• **THE REQUEST**:
Transcribe the whole listing below without changing a word, but leave out every image.

Data listing:
↓

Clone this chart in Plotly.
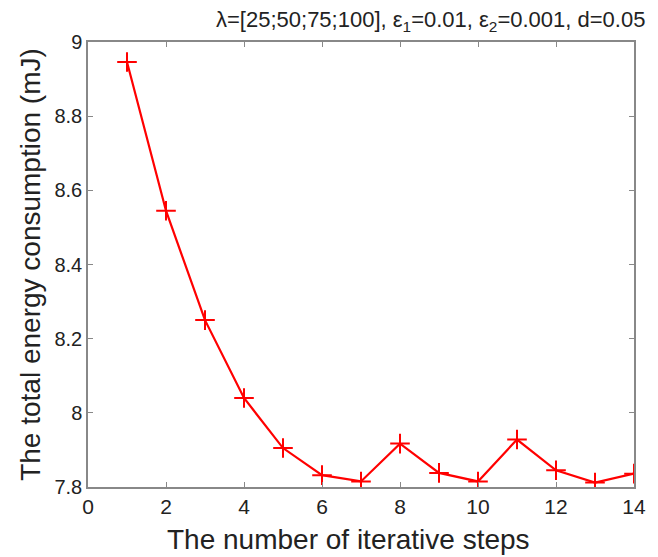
import plotly.graph_objects as go

steps = list(range(1, 15))
energy = [8.946, 8.545, 8.25, 8.04, 7.905, 7.832, 7.815, 7.917, 7.838, 7.815, 7.928, 7.845, 7.812, 7.836]
x_ticks = [0, 2, 4, 6, 8, 10, 12, 14]
y_ticks = [7.8, 8.0, 8.2, 8.4, 8.6, 8.8, 9.0]
y_tick_labels = ["7.8", "8", "8.2", "8.4", "8.6", "8.8", "9"]

fig = go.Figure()
fig.add_trace(go.Scatter(
    x=steps, y=energy, mode="lines+markers",
    line=dict(color="#ff0000", width=2.2),
    marker=dict(symbol="cross-thin", size=14, line=dict(color="#ff0000", width=2)),
))

font = "Liberation Sans, Arial, sans-serif"
fig.update_layout(
    width=658, height=557,
    margin=dict(l=88, r=15, t=42, b=70),
    paper_bgcolor="white", plot_bgcolor="white",
    showlegend=False,
    font=dict(family=font, color="#222222"),
    xaxis=dict(
        range=[0, 14], tickvals=x_ticks, ticks="inside", ticklen=5,
        tickcolor="#888888", showline=True, linecolor="#888888", linewidth=1.5,
        mirror="ticks", showgrid=False, zeroline=False,
        tickfont=dict(size=21, family=font, color="#222222"),
    ),
    yaxis=dict(
        range=[7.8, 9.0], tickvals=y_ticks, ticktext=y_tick_labels, ticks="inside", ticklen=5,
        tickcolor="#888888", showline=True, linecolor="#888888", linewidth=1.5,
        mirror="ticks", showgrid=False, zeroline=False,
        tickfont=dict(size=20, family=font, color="#222222"),
        title=dict(text="The total energy consumption (mJ)", font=dict(size=28, family=font, color="#222222"), standoff=6),
    ),
    annotations=[
        dict(
            text="The number of iterative steps", xref="paper", yref="paper",
            x=0.477, y=-0.118, xanchor="center", yanchor="middle", showarrow=False,
            font=dict(size=28, family=font, color="#222222"),
        ),
        dict(
            text="λ=[25;50;75;100], ε<sub>1</sub>=0.01, ε<sub>2</sub>=0.001, d=0.05",
            xref="paper", yref="paper", x=0.627, y=1.048, xanchor="center", yanchor="middle",
            showarrow=False, font=dict(size=22, family=font, color="#222222"),
        ),
    ],
)

fig.write_html("out.html")
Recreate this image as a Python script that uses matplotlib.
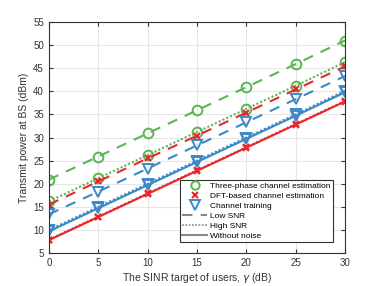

↑

• **RIGHT ANSWER**:
Clone this chart in Plotly.
import plotly.graph_objects as go

steps = list(range(1, 15))
energy = [8.946, 8.545, 8.25, 8.04, 7.905, 7.832, 7.815, 7.917, 7.838, 7.815, 7.928, 7.845, 7.812, 7.836]
x_ticks = [0, 2, 4, 6, 8, 10, 12, 14]
y_ticks = [7.8, 8.0, 8.2, 8.4, 8.6, 8.8, 9.0]
y_tick_labels = ["7.8", "8", "8.2", "8.4", "8.6", "8.8", "9"]

fig = go.Figure()
fig.add_trace(go.Scatter(
    x=steps, y=energy, mode="lines+markers",
    line=dict(color="#ff0000", width=2.2),
    marker=dict(symbol="cross-thin", size=14, line=dict(color="#ff0000", width=2)),
))

font = "Liberation Sans, Arial, sans-serif"
fig.update_layout(
    width=658, height=557,
    margin=dict(l=88, r=15, t=42, b=70),
    paper_bgcolor="white", plot_bgcolor="white",
    showlegend=False,
    font=dict(family=font, color="#222222"),
    xaxis=dict(
        range=[0, 14], tickvals=x_ticks, ticks="inside", ticklen=5,
        tickcolor="#888888", showline=True, linecolor="#888888", linewidth=1.5,
        mirror="ticks", showgrid=False, zeroline=False,
        tickfont=dict(size=21, family=font, color="#222222"),
    ),
    yaxis=dict(
        range=[7.8, 9.0], tickvals=y_ticks, ticktext=y_tick_labels, ticks="inside", ticklen=5,
        tickcolor="#888888", showline=True, linecolor="#888888", linewidth=1.5,
        mirror="ticks", showgrid=False, zeroline=False,
        tickfont=dict(size=20, family=font, color="#222222"),
        title=dict(text="The total energy consumption (mJ)", font=dict(size=28, family=font, color="#222222"), standoff=6),
    ),
    annotations=[
        dict(
            text="The number of iterative steps", xref="paper", yref="paper",
            x=0.477, y=-0.118, xanchor="center", yanchor="middle", showarrow=False,
            font=dict(size=28, family=font, color="#222222"),
        ),
        dict(
            text="λ=[25;50;75;100], ε<sub>1</sub>=0.01, ε<sub>2</sub>=0.001, d=0.05",
            xref="paper", yref="paper", x=0.627, y=1.048, xanchor="center", yanchor="middle",
            showarrow=False, font=dict(size=22, family=font, color="#222222"),
        ),
    ],
)

fig.write_html("out.html")
Recreate this image as a Python script that uses matplotlib.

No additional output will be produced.